▶ **Request**
Below, locate the line that contains "Recreate this image". Repeat exactly from that line to the line that contains "x_idx = list(range(len(categories)))", inclusive, leaving out the pictures.

---+---

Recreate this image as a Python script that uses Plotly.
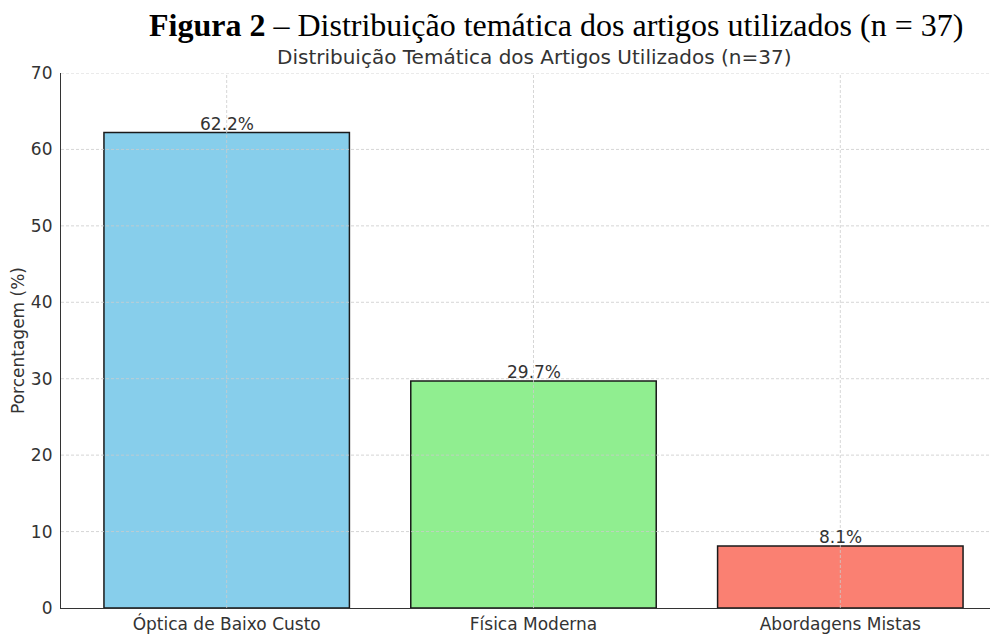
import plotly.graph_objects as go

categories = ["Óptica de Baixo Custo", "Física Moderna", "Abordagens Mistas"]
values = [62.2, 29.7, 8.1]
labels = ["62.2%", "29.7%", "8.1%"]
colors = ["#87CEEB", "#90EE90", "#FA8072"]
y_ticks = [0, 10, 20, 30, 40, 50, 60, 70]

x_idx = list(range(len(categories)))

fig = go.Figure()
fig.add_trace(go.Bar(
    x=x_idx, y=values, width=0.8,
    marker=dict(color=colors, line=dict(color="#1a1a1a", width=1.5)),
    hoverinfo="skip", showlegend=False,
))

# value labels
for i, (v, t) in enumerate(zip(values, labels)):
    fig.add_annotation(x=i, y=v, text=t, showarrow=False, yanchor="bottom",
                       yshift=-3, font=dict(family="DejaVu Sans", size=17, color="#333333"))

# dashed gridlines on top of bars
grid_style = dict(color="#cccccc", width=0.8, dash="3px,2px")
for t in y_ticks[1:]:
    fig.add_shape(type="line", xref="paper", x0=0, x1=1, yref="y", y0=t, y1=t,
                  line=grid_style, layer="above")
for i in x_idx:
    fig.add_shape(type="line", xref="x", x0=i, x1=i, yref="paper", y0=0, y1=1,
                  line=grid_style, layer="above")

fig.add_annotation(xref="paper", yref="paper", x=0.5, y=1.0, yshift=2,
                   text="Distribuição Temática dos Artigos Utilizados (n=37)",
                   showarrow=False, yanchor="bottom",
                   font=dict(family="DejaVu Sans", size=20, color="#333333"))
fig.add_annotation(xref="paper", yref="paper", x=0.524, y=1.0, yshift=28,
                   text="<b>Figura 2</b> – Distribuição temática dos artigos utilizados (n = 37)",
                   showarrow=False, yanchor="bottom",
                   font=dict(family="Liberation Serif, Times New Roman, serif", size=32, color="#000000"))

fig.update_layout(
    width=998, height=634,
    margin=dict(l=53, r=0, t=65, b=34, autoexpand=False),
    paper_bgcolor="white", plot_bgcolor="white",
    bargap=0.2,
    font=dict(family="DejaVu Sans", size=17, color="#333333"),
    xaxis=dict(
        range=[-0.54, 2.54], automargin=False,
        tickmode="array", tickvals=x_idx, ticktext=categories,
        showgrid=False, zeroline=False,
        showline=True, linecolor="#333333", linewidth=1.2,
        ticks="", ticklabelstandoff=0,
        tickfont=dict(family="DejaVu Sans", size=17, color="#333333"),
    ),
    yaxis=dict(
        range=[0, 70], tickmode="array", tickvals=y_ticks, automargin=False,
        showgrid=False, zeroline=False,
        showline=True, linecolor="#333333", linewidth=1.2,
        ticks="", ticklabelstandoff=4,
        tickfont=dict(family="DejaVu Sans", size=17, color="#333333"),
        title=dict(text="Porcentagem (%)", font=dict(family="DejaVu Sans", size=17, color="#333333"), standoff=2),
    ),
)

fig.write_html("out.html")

---+---

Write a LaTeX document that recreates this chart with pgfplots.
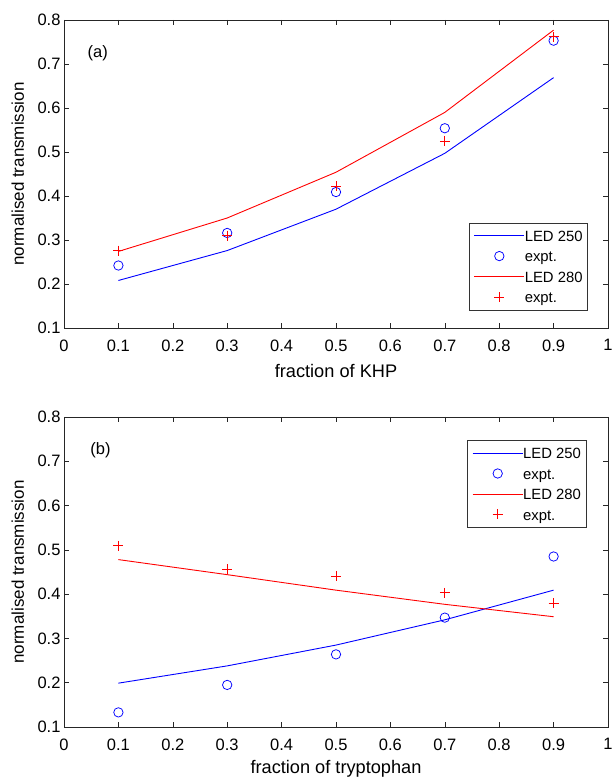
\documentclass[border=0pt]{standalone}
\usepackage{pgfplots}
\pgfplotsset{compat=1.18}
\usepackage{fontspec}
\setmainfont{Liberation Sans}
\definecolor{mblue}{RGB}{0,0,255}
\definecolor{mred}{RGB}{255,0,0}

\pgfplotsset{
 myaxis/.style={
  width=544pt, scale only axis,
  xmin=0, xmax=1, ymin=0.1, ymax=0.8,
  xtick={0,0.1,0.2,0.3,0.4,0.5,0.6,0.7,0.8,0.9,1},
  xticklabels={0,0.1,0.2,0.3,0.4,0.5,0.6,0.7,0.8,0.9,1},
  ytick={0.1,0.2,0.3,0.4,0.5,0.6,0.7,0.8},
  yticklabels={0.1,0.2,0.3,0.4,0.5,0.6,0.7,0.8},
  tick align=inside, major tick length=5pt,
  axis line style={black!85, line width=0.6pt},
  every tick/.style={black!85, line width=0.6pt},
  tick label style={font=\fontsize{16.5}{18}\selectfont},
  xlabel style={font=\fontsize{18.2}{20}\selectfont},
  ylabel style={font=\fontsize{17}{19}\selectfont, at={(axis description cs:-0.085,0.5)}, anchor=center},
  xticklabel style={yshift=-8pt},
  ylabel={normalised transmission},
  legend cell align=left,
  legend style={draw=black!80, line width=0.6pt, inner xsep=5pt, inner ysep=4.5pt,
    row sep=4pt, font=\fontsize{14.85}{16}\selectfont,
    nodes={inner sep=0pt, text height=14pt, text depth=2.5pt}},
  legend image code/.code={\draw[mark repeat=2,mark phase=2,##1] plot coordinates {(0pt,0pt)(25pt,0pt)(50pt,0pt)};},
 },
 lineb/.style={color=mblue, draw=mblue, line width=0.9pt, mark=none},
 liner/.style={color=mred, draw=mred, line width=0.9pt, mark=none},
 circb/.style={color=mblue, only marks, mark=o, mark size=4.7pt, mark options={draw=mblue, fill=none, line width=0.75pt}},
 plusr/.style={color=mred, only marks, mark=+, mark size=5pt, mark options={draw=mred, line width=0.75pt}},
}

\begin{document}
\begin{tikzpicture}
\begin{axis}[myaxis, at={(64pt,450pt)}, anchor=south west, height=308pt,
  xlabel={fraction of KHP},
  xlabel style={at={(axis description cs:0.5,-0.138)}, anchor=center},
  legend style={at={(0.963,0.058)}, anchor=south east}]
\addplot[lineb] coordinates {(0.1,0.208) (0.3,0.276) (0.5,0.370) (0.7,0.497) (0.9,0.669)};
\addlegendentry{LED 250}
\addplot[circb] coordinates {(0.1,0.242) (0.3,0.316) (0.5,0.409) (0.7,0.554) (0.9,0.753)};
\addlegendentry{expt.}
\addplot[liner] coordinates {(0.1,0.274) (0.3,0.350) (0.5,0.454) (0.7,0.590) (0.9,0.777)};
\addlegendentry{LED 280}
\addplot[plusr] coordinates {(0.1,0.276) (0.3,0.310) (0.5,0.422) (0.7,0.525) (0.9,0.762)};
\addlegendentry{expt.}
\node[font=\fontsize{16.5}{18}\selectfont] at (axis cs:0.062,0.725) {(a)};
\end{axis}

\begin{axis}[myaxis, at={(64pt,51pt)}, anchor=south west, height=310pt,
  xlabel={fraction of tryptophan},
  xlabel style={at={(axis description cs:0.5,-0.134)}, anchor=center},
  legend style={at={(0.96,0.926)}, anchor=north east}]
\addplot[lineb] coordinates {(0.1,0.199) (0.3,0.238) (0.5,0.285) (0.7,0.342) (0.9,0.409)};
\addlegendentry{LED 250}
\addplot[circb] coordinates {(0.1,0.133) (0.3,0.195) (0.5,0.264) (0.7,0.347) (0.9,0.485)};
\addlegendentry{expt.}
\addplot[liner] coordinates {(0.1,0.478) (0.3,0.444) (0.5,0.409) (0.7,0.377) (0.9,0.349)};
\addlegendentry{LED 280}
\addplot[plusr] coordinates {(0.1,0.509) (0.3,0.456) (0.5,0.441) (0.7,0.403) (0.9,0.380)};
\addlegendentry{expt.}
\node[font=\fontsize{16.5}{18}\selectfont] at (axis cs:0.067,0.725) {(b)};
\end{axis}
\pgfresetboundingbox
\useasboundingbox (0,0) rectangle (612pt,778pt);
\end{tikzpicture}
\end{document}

---+---

▶ **Task solution**
Recreate this image as a Python script that uses Plotly.
import plotly.graph_objects as go

categories = ["Óptica de Baixo Custo", "Física Moderna", "Abordagens Mistas"]
values = [62.2, 29.7, 8.1]
labels = ["62.2%", "29.7%", "8.1%"]
colors = ["#87CEEB", "#90EE90", "#FA8072"]
y_ticks = [0, 10, 20, 30, 40, 50, 60, 70]

x_idx = list(range(len(categories)))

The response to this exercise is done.